[DIRECTIONS FOR THIS TASK]: Transcribe the material verbatim in full; the pictures do not belong in the copy.
§ §
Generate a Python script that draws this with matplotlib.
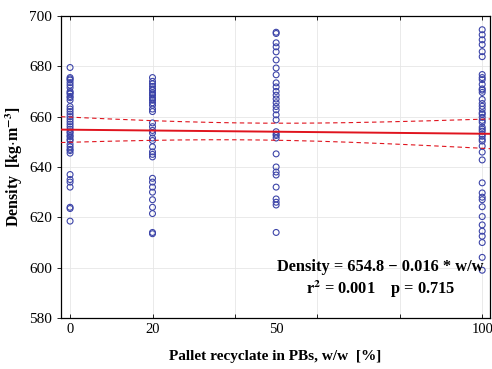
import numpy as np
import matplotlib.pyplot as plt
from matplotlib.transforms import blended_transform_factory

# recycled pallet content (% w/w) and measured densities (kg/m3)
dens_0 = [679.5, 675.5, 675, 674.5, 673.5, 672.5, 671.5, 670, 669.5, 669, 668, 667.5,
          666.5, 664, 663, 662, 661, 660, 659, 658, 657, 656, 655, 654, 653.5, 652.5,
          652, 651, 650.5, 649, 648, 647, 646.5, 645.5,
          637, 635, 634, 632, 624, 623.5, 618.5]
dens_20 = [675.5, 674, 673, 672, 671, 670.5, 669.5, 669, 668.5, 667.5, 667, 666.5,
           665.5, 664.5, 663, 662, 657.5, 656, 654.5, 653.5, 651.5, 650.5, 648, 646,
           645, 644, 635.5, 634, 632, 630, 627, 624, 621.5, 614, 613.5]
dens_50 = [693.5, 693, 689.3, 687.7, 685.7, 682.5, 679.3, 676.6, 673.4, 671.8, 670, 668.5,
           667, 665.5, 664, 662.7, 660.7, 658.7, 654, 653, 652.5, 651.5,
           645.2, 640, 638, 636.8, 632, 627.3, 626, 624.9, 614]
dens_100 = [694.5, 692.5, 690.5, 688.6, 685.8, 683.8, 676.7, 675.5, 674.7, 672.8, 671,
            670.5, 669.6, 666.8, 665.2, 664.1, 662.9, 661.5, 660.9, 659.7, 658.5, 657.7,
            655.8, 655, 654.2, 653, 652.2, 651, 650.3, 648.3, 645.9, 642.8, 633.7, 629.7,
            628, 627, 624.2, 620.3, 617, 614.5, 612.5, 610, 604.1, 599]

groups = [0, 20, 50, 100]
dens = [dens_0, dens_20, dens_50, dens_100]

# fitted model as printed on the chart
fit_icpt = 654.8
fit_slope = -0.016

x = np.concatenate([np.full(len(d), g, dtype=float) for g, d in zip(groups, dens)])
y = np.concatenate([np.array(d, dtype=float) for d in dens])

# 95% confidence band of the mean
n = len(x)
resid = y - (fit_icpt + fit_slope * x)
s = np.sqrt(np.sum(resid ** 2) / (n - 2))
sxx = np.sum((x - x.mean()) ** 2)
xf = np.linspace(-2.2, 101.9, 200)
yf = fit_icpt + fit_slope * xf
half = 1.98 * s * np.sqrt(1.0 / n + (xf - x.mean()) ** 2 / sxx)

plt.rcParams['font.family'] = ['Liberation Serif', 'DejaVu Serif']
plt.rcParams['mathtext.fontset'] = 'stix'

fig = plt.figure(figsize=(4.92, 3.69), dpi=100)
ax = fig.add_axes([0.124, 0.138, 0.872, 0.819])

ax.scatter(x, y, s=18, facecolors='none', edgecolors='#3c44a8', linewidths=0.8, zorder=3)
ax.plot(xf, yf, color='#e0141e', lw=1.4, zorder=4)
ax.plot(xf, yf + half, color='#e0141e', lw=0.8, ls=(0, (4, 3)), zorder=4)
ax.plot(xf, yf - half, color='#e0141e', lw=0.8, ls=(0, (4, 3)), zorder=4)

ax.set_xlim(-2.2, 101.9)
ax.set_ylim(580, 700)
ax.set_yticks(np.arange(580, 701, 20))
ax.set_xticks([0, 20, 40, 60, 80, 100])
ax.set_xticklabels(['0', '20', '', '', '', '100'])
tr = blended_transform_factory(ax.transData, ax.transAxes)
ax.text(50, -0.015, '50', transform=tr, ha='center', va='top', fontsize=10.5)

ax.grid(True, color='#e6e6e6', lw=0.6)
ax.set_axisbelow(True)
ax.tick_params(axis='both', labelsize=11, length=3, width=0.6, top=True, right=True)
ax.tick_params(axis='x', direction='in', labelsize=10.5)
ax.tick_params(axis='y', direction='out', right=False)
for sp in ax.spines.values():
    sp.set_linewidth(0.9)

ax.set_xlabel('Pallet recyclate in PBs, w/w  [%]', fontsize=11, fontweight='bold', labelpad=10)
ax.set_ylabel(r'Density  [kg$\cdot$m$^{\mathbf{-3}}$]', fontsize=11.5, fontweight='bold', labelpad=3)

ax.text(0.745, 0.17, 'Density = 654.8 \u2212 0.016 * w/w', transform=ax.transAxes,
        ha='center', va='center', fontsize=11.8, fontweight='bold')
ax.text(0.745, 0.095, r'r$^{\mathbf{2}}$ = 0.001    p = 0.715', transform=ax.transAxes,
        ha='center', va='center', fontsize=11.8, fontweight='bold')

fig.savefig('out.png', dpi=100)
§ §
[FULL RESPONSE]:
Generate a Python script that draws this with matplotlib.
import numpy as np
import matplotlib.pyplot as plt
from matplotlib.transforms import blended_transform_factory

# recycled pallet content (% w/w) and measured densities (kg/m3)
dens_0 = [679.5, 675.5, 675, 674.5, 673.5, 672.5, 671.5, 670, 669.5, 669, 668, 667.5,
          666.5, 664, 663, 662, 661, 660, 659, 658, 657, 656, 655, 654, 653.5, 652.5,
          652, 651, 650.5, 649, 648, 647, 646.5, 645.5,
          637, 635, 634, 632, 624, 623.5, 618.5]
dens_20 = [675.5, 674, 673, 672, 671, 670.5, 669.5, 669, 668.5, 667.5, 667, 666.5,
           665.5, 664.5, 663, 662, 657.5, 656, 654.5, 653.5, 651.5, 650.5, 648, 646,
           645, 644, 635.5, 634, 632, 630, 627, 624, 621.5, 614, 613.5]
dens_50 = [693.5, 693, 689.3, 687.7, 685.7, 682.5, 679.3, 676.6, 673.4, 671.8, 670, 668.5,
           667, 665.5, 664, 662.7, 660.7, 658.7, 654, 653, 652.5, 651.5,
           645.2, 640, 638, 636.8, 632, 627.3, 626, 624.9, 614]
dens_100 = [694.5, 692.5, 690.5, 688.6, 685.8, 683.8, 676.7, 675.5, 674.7, 672.8, 671,
            670.5, 669.6, 666.8, 665.2, 664.1, 662.9, 661.5, 660.9, 659.7, 658.5, 657.7,
            655.8, 655, 654.2, 653, 652.2, 651, 650.3, 648.3, 645.9, 642.8, 633.7, 629.7,
            628, 627, 624.2, 620.3, 617, 614.5, 612.5, 610, 604.1, 599]

groups = [0, 20, 50, 100]
dens = [dens_0, dens_20, dens_50, dens_100]

# fitted model as printed on the chart
fit_icpt = 654.8
fit_slope = -0.016

x = np.concatenate([np.full(len(d), g, dtype=float) for g, d in zip(groups, dens)])
y = np.concatenate([np.array(d, dtype=float) for d in dens])

# 95% confidence band of the mean
n = len(x)
resid = y - (fit_icpt + fit_slope * x)
s = np.sqrt(np.sum(resid ** 2) / (n - 2))
sxx = np.sum((x - x.mean()) ** 2)
xf = np.linspace(-2.2, 101.9, 200)
yf = fit_icpt + fit_slope * xf
half = 1.98 * s * np.sqrt(1.0 / n + (xf - x.mean()) ** 2 / sxx)

plt.rcParams['font.family'] = ['Liberation Serif', 'DejaVu Serif']
plt.rcParams['mathtext.fontset'] = 'stix'

fig = plt.figure(figsize=(4.92, 3.69), dpi=100)
ax = fig.add_axes([0.124, 0.138, 0.872, 0.819])

ax.scatter(x, y, s=18, facecolors='none', edgecolors='#3c44a8', linewidths=0.8, zorder=3)
ax.plot(xf, yf, color='#e0141e', lw=1.4, zorder=4)
ax.plot(xf, yf + half, color='#e0141e', lw=0.8, ls=(0, (4, 3)), zorder=4)
ax.plot(xf, yf - half, color='#e0141e', lw=0.8, ls=(0, (4, 3)), zorder=4)

ax.set_xlim(-2.2, 101.9)
ax.set_ylim(580, 700)
ax.set_yticks(np.arange(580, 701, 20))
ax.set_xticks([0, 20, 40, 60, 80, 100])
ax.set_xticklabels(['0', '20', '', '', '', '100'])
tr = blended_transform_factory(ax.transData, ax.transAxes)
ax.text(50, -0.015, '50', transform=tr, ha='center', va='top', fontsize=10.5)

ax.grid(True, color='#e6e6e6', lw=0.6)
ax.set_axisbelow(True)
ax.tick_params(axis='both', labelsize=11, length=3, width=0.6, top=True, right=True)
ax.tick_params(axis='x', direction='in', labelsize=10.5)
ax.tick_params(axis='y', direction='out', right=False)
for sp in ax.spines.values():
    sp.set_linewidth(0.9)

ax.set_xlabel('Pallet recyclate in PBs, w/w  [%]', fontsize=11, fontweight='bold', labelpad=10)
ax.set_ylabel(r'Density  [kg$\cdot$m$^{\mathbf{-3}}$]', fontsize=11.5, fontweight='bold', labelpad=3)

ax.text(0.745, 0.17, 'Density = 654.8 \u2212 0.016 * w/w', transform=ax.transAxes,
        ha='center', va='center', fontsize=11.8, fontweight='bold')
ax.text(0.745, 0.095, r'r$^{\mathbf{2}}$ = 0.001    p = 0.715', transform=ax.transAxes,
        ha='center', va='center', fontsize=11.8, fontweight='bold')

fig.savefig('out.png', dpi=100)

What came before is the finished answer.